In contrast, traditional and conventional machine learning methods generally exhibit weaker interpretability, making it difficult to intuitively understand the internal relationships between model predictions and molecular structures. DAGAN, however, enables parallel computation of atom–neighbor interactions, can handle nodes with varying degrees, and assigns different attention weights to neigh-boring atoms. This not only validates the rationality of the model’s predictions but also provides an intuitive foundation for understanding the structure–property relationships in energetic materials.
Conclusions
This paper presents the DAGAN prediction model for energetic materials, focusing on their molecular structures and associated explosive properties. The model’s network architecture, feature representation of nodes and edges, and training algorithm are designed. The model is then trained and optimized through experiments, calculating features such as the distribution of atom types around nodes and the topological environment of chemical bonds to enrich the initial feature representations of nodes and edges. This approach effectively captures the inherent characteristics of molecular structures. Finally, the DAGAN model is compared with SVM, RF, and XGBoost, and the model’s prediction results are interpreted.

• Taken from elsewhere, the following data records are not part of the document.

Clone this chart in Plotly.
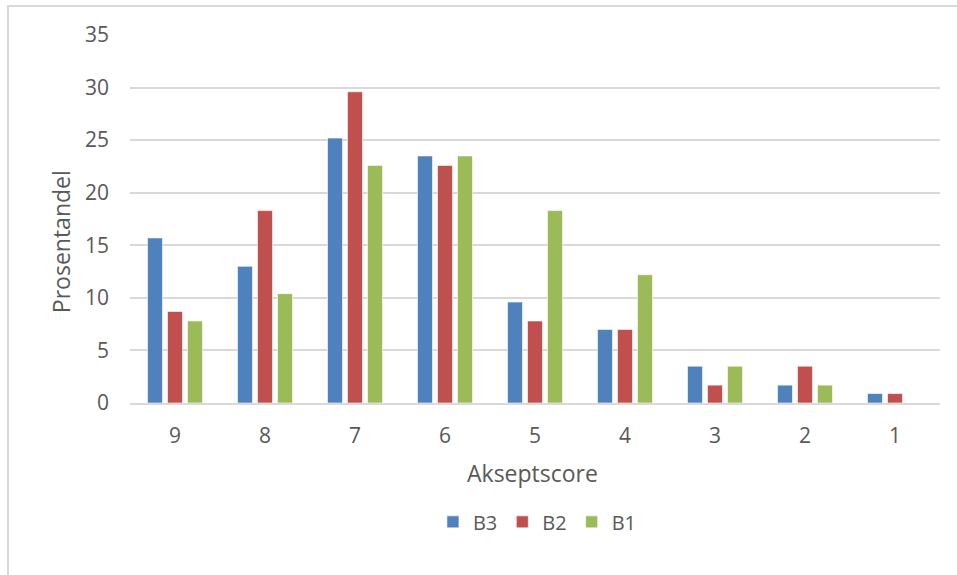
import plotly.graph_objects as go

# Akseptscore categories, listed from highest to lowest
categories = ["9", "8", "7", "6", "5", "4", "3", "2", "1"]

# Share of respondents (percent) per score
b3 = [15.7, 13.0, 25.2, 23.5, 9.6, 7.0, 3.5, 1.7, 0.9]
b2 = [8.7, 18.3, 29.6, 22.6, 7.8, 7.0, 1.7, 3.5, 0.9]
b1 = [7.8, 10.4, 22.6, 23.5, 18.3, 12.2, 3.5, 1.7, 0.0]

series = [("B3", b3, "#4F81BD"), ("B2", b2, "#C0504D"), ("B1", b1, "#9BBB59")]

FONT = "Open Sans, Liberation Sans, sans-serif"
TEXT = "#595959"
GRID = "#D9D9D9"

fig = go.Figure()
for name, vals, color in series:
    fig.add_trace(go.Bar(
        x=categories, y=vals, name=name,
        marker=dict(color=color, line=dict(color="white", width=0.6)),
    ))

fig.update_layout(
    width=957, height=575,
    margin=dict(l=130, r=17, t=35, b=172),
    paper_bgcolor="white", plot_bgcolor="white",
    barmode="group", bargap=1/3, bargroupgap=0.25,
    font=dict(family=FONT, size=20, color=TEXT),
    showlegend=True,
    legend=dict(orientation="h", x=0.503, xanchor="center", y=-0.323, yanchor="middle",
                font=dict(family=FONT, size=20, color=TEXT), itemwidth=30,
                traceorder="normal"),
    xaxis=dict(type="category", showgrid=False, showline=True, linecolor=GRID, linewidth=2,
               ticks="", tickfont=dict(size=21, color=TEXT), ticklabelstandoff=13),
    yaxis=dict(range=[0, 35], dtick=5, showgrid=True, gridcolor=GRID, gridwidth=2,
               zeroline=False, showline=False, ticks="",
               tickfont=dict(size=21, color=TEXT), ticklabelstandoff=20),
    annotations=[
        dict(text="Akseptscore", xref="paper", yref="paper", x=0.497, y=-0.19,
             xanchor="center", yanchor="middle", showarrow=False,
             font=dict(family=FONT, size=23, color=TEXT)),
        dict(text="Prosentandel", xref="paper", yref="paper", x=-0.085, y=0.4375,
             xanchor="center", yanchor="middle", showarrow=False, textangle=-90,
             font=dict(family=FONT, size=23, color=TEXT)),
    ],
    shapes=[
        # outer chart frame
        dict(type="rect", xref="paper", yref="paper",
             x0=-0.1506, x1=1.03, y0=-0.5, y1=1.0788,
             line=dict(color=GRID, width=2), fillcolor="rgba(0,0,0,0)", layer="below"),
    ],
)

fig.write_html("out.html")
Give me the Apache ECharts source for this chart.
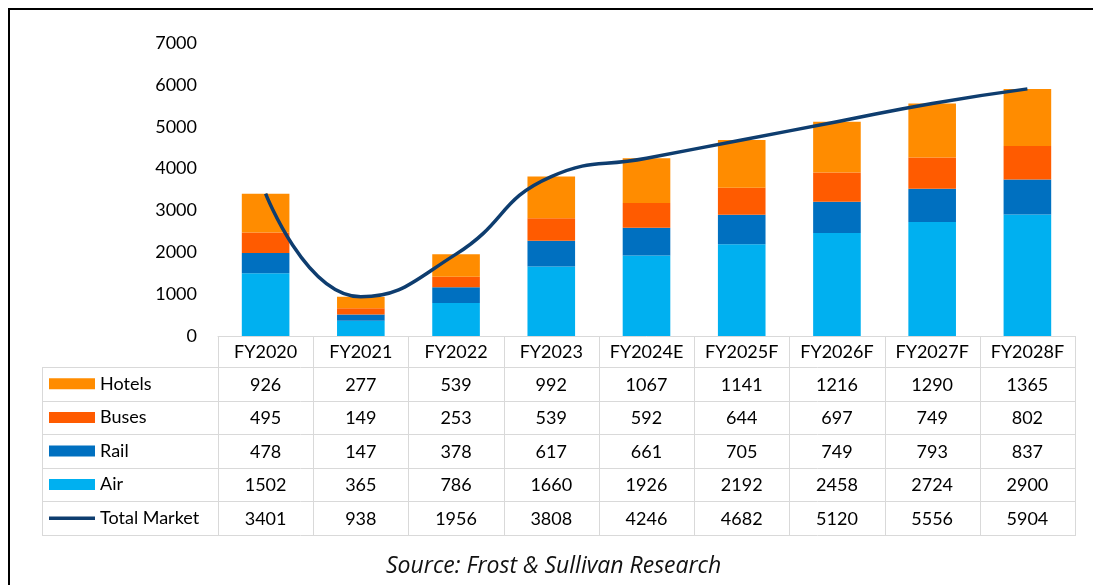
<!DOCTYPE html>
<html>
<head>
<meta charset="utf-8">
<script src="https://cdn.jsdelivr.net/npm/echarts@6/dist/echarts.min.js"></script>
<style>
  html, body { margin: 0; padding: 0; background: #fff; }
  #chart { width: 1093px; height: 585px; }
</style>
</head>
<body>
<div id="chart"></div>
<script>
const years = ['FY2020', 'FY2021', 'FY2022', 'FY2023', 'FY2024E', 'FY2025F', 'FY2026F', 'FY2027F', 'FY2028F']
const hotels = [926, 277, 539, 992, 1067, 1141, 1216, 1290, 1365]
const buses = [495, 149, 253, 539, 592, 644, 697, 749, 802]
const rail = [478, 147, 378, 617, 661, 705, 749, 793, 837]
const air = [1502, 365, 786, 1660, 1926, 2192, 2458, 2724, 2900]
const totalMarket = [3401, 938, 1956, 3808, 4246, 4682, 5120, 5556, 5904]
const yTicks = [0, 1000, 2000, 3000, 4000, 5000, 6000, 7000]

// layout of plot + table
const gridLeft = 218
const gridRight = 1075
const gridTop = 43
const axisY = 336
const headH = 31
const rowH = 33.6
const tableLeft = 42
const colW = (gridRight - gridLeft) / years.length
const font = 'Lato, "Liberation Sans", sans-serif'
const lineGray = '#d9d9d9'

const chart = echarts.init(document.getElementById('chart'))

function tableLines() {
  const els = []
  const firstRule = axisY + headH
  const bottom = firstRule + rowH * 5
  // horizontal rules below header
  for (let r = 0; r <= 5; r++) {
    const y = Math.round(firstRule + rowH * r) + 0.5
    els.push({
      type: 'line',
      shape: { x1: tableLeft, y1: y, x2: gridRight + 1, y2: y },
      style: { stroke: lineGray, lineWidth: 1 }
    })
  }
  // vertical rules
  els.push({
    type: 'line',
    shape: { x1: tableLeft + 0.5, y1: firstRule, x2: tableLeft + 0.5, y2: bottom + 1 },
    style: { stroke: lineGray, lineWidth: 1 }
  })
  for (let c = 0; c <= years.length; c++) {
    const x = Math.round(gridLeft + colW * c) + 0.5
    els.push({
      type: 'line',
      shape: { x1: x, y1: axisY, x2: x, y2: bottom + 1 },
      style: { stroke: lineGray, lineWidth: 1 }
    })
  }
  // outer frame (top + left edges of the screenshot)
  els.push({
    type: 'rect',
    shape: { x: 9, y: 9, width: 1200, height: 700 },
    style: { fill: 'none', stroke: '#000', lineWidth: 2 }
  })
  return els
}

function barSeries(name, data, color) {
  return {
    name: name,
    type: 'bar',
    stack: 'market',
    data: data,
    barCategoryGap: '50%',
    itemStyle: { color: color },
    animation: false
  }
}

chart.setOption({
  animation: false,
  textStyle: { fontFamily: font },
  title: {
    text: 'Source: Frost & Sullivan Research',
    left: 386,
    top: 555,
    padding: 0,
    textStyle: {
      fontFamily: '"Open Sans", sans-serif',
      fontStyle: 'italic',
      fontWeight: 'normal',
      fontSize: 23,
      color: '#111'
    }
  },
  grid: {
    left: gridLeft,
    right: 1093 - gridRight,
    top: gridTop,
    bottom: 585 - axisY
  },
  legend: {
    orient: 'vertical',
    left: 49,
    top: axisY + headH + rowH / 2 - 10,
    padding: 0,
    itemWidth: 46,
    itemHeight: 11,
    itemGap: rowH - 20,
    selectedMode: false,
    textStyle: { fontSize: 18, color: '#000', lineHeight: 20 },
    data: [
      { name: 'Hotels', icon: 'rect' },
      { name: 'Buses', icon: 'rect' },
      { name: 'Rail', icon: 'rect' },
      { name: 'Air', icon: 'rect' },
      { name: 'Total Market', icon: 'path://M0,0H46V3.6H0Z' }
    ]
  },
  xAxis: {
    type: 'category',
    data: years,
    axisLine: { show: true, lineStyle: { color: lineGray, width: 1 } },
    axisTick: { show: false },
    axisLabel: {
      margin: 1,
      interval: 0,
      formatter: function (value, i) {
        const rows = [hotels[i], buses[i], rail[i], air[i], totalMarket[i]]
        return '{h|' + value + '}\n' + rows.map(v => '{v|' + v + '}').join('\n')
      },
      rich: {
        h: { fontSize: 18, color: '#000', lineHeight: headH, fontFamily: font },
        v: { fontSize: 18, color: '#000', lineHeight: rowH, fontFamily: font }
      }
    }
  },
  yAxis: {
    type: 'value',
    min: yTicks[0],
    max: yTicks[yTicks.length - 1],
    interval: yTicks[1] - yTicks[0],
    axisLine: { show: false },
    axisTick: { show: false },
    splitLine: { show: false },
    axisLabel: {
      fontSize: 18,
      color: '#000',
      margin: 21,
      formatter: v => String(v)
    }
  },
  series: [
    barSeries('Air', air, '#00B0F0'),
    barSeries('Rail', rail, '#0070C0'),
    barSeries('Buses', buses, '#FF5B00'),
    barSeries('Hotels', hotels, '#FF8C00'),
    {
      name: 'Total Market',
      type: 'line',
      data: totalMarket,
      smooth: 0.5,
      symbol: 'none',
      z: 5,
      lineStyle: { color: '#0E3D6F', width: 3.5 },
      itemStyle: { color: '#0E3D6F' },
      animation: false
    }
  ],
  graphic: tableLines()
})
</script>
</body>
</html>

Compared to traditional machine learning methods, DAGAN excels in capturing both local and global interactions between atoms within a molecule, avoiding the information loss issues inherent in conventional feature extraction methods. The DAGAN method demonstrates significant superiority over other machine learning approaches in predicting the properties of energetic materials, offering a more powerful and accurate prediction tool for research and development in this field. Looking forward, further exploration into how to fully leverage the advantages of DAGAN, as well as improvements in model architecture and training algorithms, will be essential to meet the growing challenges and demands in the energetic materials domain. In the future, We will test on the same dataset with a large language model to achieve better experimental results.
Footnotes
Acknowledgements
This research was funded by the Science and Technology Tackling in Henan Province (No 252102240011, 252102210166) and the Special Research Program for Basic and Frontier Technologies of Nanyang City (No 23JCQY2023).
Author contributions
Juncheng Yang conceptualized the workflow of this paper. Xiaoyang Zhao conducted the formal analysis required. Shuxia Li wrote the original draft. Shiquan Li contributed to the data interpretation and discussion of the results. All authors reviewed the manuscript.
Funding
The authors disclosed receipt of the following financial support for the research, authorship, and/or publication of this article: This work was supported by the Science and Technology Tackling in Henan Province (252102240011); (252102210166), and the Special Research Program for Basic and Frontier Technologies of Nanyang City (23JCQY2023).
Declaration of conflicting interests
The authors declared no potential conflicts of interest with respect to the research, authorship, and/or publication of this article.